Design milestone heralds more expansive approach to preservation

For 40 years, Penn’s Graduate Program in Historic Preservation has expanded its purview and explores how to become more of a public design practice.

When Penn’s Graduate Program in Historic Preservation was founded in 1981, the field was primarily concerned with architectural practice focused on saving, protecting and restoring buildings deemed to be of historical significance. “What we call heritage has broadened significantly—it’s no longer time-based or associated with high-style, elite, and monumental buildings. It’s now about places, not just buildings, and the communities they serve,” says Frank Matero, Gonick Family Professor and chair of the Department of Historic Preservation in the Weitzman School of Design and founder and director of the Center for Architectural Conservation (CAC). “It’s no longer a question of ‘Why?’ It’s now about ‘For whom and how?’”

Researchers at the Wupatki National Monument.
Through Weitzman’s Center for Architectural Conservation, preservation faculty and students are working with the National Park Service and the Ancestral Lands Conservation Corps to preserve Wupatki National Monument, where people first gathered in the 1100s. (Image: Ha Leem)

Today, the field is experiencing what some professionals say is a “call to purpose” and probing how it can become more of a public design practice. As conservation professional and Weitzman lecturer Kecia Fong puts it, “In the public mindset, it has been about white male history and exceptional buildings and monuments.”

This past June saw an important milestone in the study and practice of historic preservation at Penn, as the program earned departmental status. The Department will continue to offer the Master of Science in Historic Preservation and a Master of Science in Design with a concentration in historic preservation, and will expand electives responding to current issues in the field and allow for deeper cross-sector partnerships linking pedagogy, research and practice.

The transition marks a “coming of age,” says Matero, rather than a new direction. “It really represents a 40 year-old experiment that’s delivered on its original proof of concept. It sends a strong signal in academia and the profession that the study and practice of heritage is an autonomous discipline that has its own history, knowledge, and skillsets that are specific to it alone.”

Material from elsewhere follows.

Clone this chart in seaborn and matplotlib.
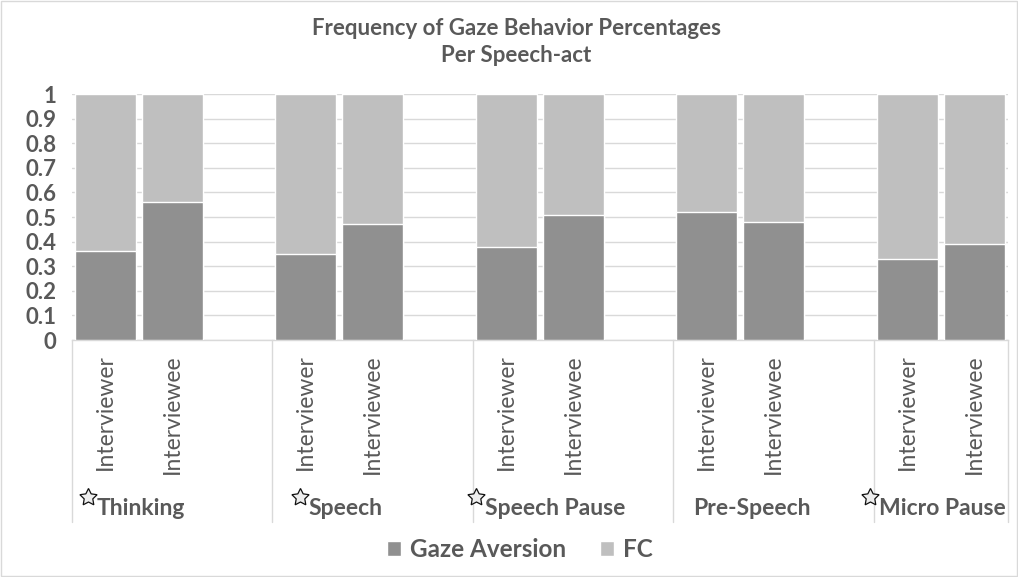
import matplotlib
matplotlib.use("Agg")
import matplotlib.pyplot as plt
import matplotlib.transforms as mtransforms
from matplotlib.patches import Rectangle, Patch
import numpy as np
import pandas as pd
import seaborn as sns

# Data
speech_acts = ["Thinking", "Speech", "Speech Pause", "Pre-Speech", "Micro Pause"]
starred = [True, True, True, False, True]
roles = ["Interviewer", "Interviewee"]
gaze_aversion = [0.36, 0.56, 0.35, 0.47, 0.38, 0.51, 0.52, 0.48, 0.33, 0.39]
fc = [0.64, 0.44, 0.65, 0.53, 0.62, 0.49, 0.48, 0.52, 0.67, 0.61]

DARK = "#909090"
LIGHT = "#bfbfbf"
TEXT = "#595959"
GRID = "#d9d9d9"

sns.set_theme(style="white")
plt.rcParams["font.family"] = ["Lato", "DejaVu Sans"]

# Each speech act takes three slots: two bars and a blank spacer
rows = []
k = 0
for i, act in enumerate(speech_acts):
    for j, role in enumerate(roles):
        rows.append({"pos": 3 * i + j, "act": act, "role": role,
                     "gaze": gaze_aversion[k], "total": gaze_aversion[k] + fc[k]})
        k += 1
df = pd.DataFrame(rows)

fig = plt.figure(figsize=(10.18, 5.77), dpi=100)
ax = fig.add_axes([0.0707, 0.4107, 0.919, 0.4263])

sns.barplot(data=df, x="pos", y="total", native_scale=True, color=LIGHT,
            width=0.91, saturation=1, ax=ax, zorder=2)
sns.barplot(data=df, x="pos", y="gaze", native_scale=True, color=DARK,
            width=0.91, saturation=1, ax=ax, zorder=3)

ax.set_xlim(-0.5, 13.5)
ax.set_ylim(0, 1)
ticks = np.round(np.arange(0, 1.01, 0.1), 1)
ax.set_yticks(ticks)
ax.set_yticklabels(["0" if t == 0 else "1" if t == 1 else f"{t:.1f}" for t in ticks],
                   fontsize=16, fontweight="bold", color=TEXT)
ax.tick_params(axis="y", length=0, pad=11)
ax.set_xticks([])
ax.set_xlabel("")
ax.set_ylabel("")
ax.grid(axis="y", color=GRID, linewidth=1, zorder=0)
ax.set_axisbelow(True)
for side in ["top", "right", "left"]:
    ax.spines[side].set_visible(False)
ax.spines["bottom"].set_color(GRID)
ax.spines["bottom"].set_linewidth(1)

trans = mtransforms.blended_transform_factory(ax.transData, ax.transAxes)

# Role labels under each bar
for _, r in df.iterrows():
    ax.text(r["pos"], -0.058, r["role"], rotation=90, ha="center", va="top",
            fontsize=16.5, color=TEXT, transform=trans)

# Group separators of the category axis
for xb in [-0.5, 2.5, 5.5, 8.5, 11.5, 13.5]:
    ax.plot([xb, xb], [0, -0.74], color=GRID, linewidth=1, transform=trans,
            clip_on=False)

# Speech-act labels, with a star for the significant ones
label_shift = [0.03, 0.09, 0.23, 0.18, 0.02]
fig.canvas.draw()
for i, act in enumerate(speech_acts):
    cx = 3 * i + 0.5 + label_shift[i]
    t = ax.text(cx, -0.683, act, ha="center", va="center", fontsize=16.5,
                fontweight="bold", color=TEXT, transform=trans)
    if starred[i]:
        bb = t.get_window_extent(renderer=fig.canvas.get_renderer())
        inv = ax.transData.inverted()
        x0 = inv.transform((bb.x0, bb.y0))[0]
        ax.plot([x0 - 0.13], [-0.64], marker=(5, 1, 0), markersize=13,
                markerfacecolor="#eeeeee", markeredgecolor="#111111",
                markeredgewidth=0.9, transform=trans, clip_on=False)

fig.text(0.507, 0.951, "Frequency of Gaze Behavior Percentages", ha="center",
         va="center", fontsize=16, fontweight="bold", color=TEXT)
fig.text(0.507, 0.904, "Per Speech-act", ha="center", va="center",
         fontsize=16, fontweight="bold", color=TEXT)

handles = [Patch(facecolor=DARK, label="Gaze Aversion"),
           Patch(facecolor=LIGHT, label="FC")]
leg = fig.legend(handles=handles, loc="center", bbox_to_anchor=(0.511, 0.048),
                 ncol=2, frameon=False, fontsize=17.5, handlelength=0.55,
                 handleheight=0.55, handletextpad=0.4, columnspacing=1.4)
for txt in leg.get_texts():
    txt.set_color(TEXT)
    txt.set_fontweight("bold")

fig.patches.append(Rectangle((0.001, 0.001), 0.998, 0.998, transform=fig.transFigure,
                             fill=False, edgecolor=GRID, linewidth=1))

fig.savefig("out.png", dpi=100)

And it couldn’t come at a more consequential moment. “Given the political and cultural fragmentation of the present, and the looming crises of climate change and migration, historic preservation—as a field, a scholarly pursuit, a habit of stewardship, a mode of design—will be called to task with urgency and in ways we can hardly imagine today,” says Randall Mason, who previously served as the program chair and led PennPraxis, the applied research, engagement, and practice arm of the Weitzman School. He was also the founding director at the Center for the Preservation of Civil Rights Sites, where he is now a senior fellow.

A new generation of historic preservation students and practitioners has called for self-reflection on issues of equity and whose history matters. At Weitzman, initiatives like the Center for the Preservation of Civil Rights Sites (CPCRS) and the Urban Heritage Project have enabled the School to forge new partnerships and expand its research agendas in a way that foregrounds experiences and stories of historically marginalized groups in the heritage arena and builds the capacity of partner institutions doing this work.

With CPCRS, Penn has developed cross-sector partnerships with the Alabama-based HBCU Tuskegee University, the Andrew W. Mellon Foundation’s Humanities in Place Program, and with other stewardship organizations, government agencies, and educational organizations to better build capacity to preserve and sustain black heritage sites and other places shaped by the American civil rights movement.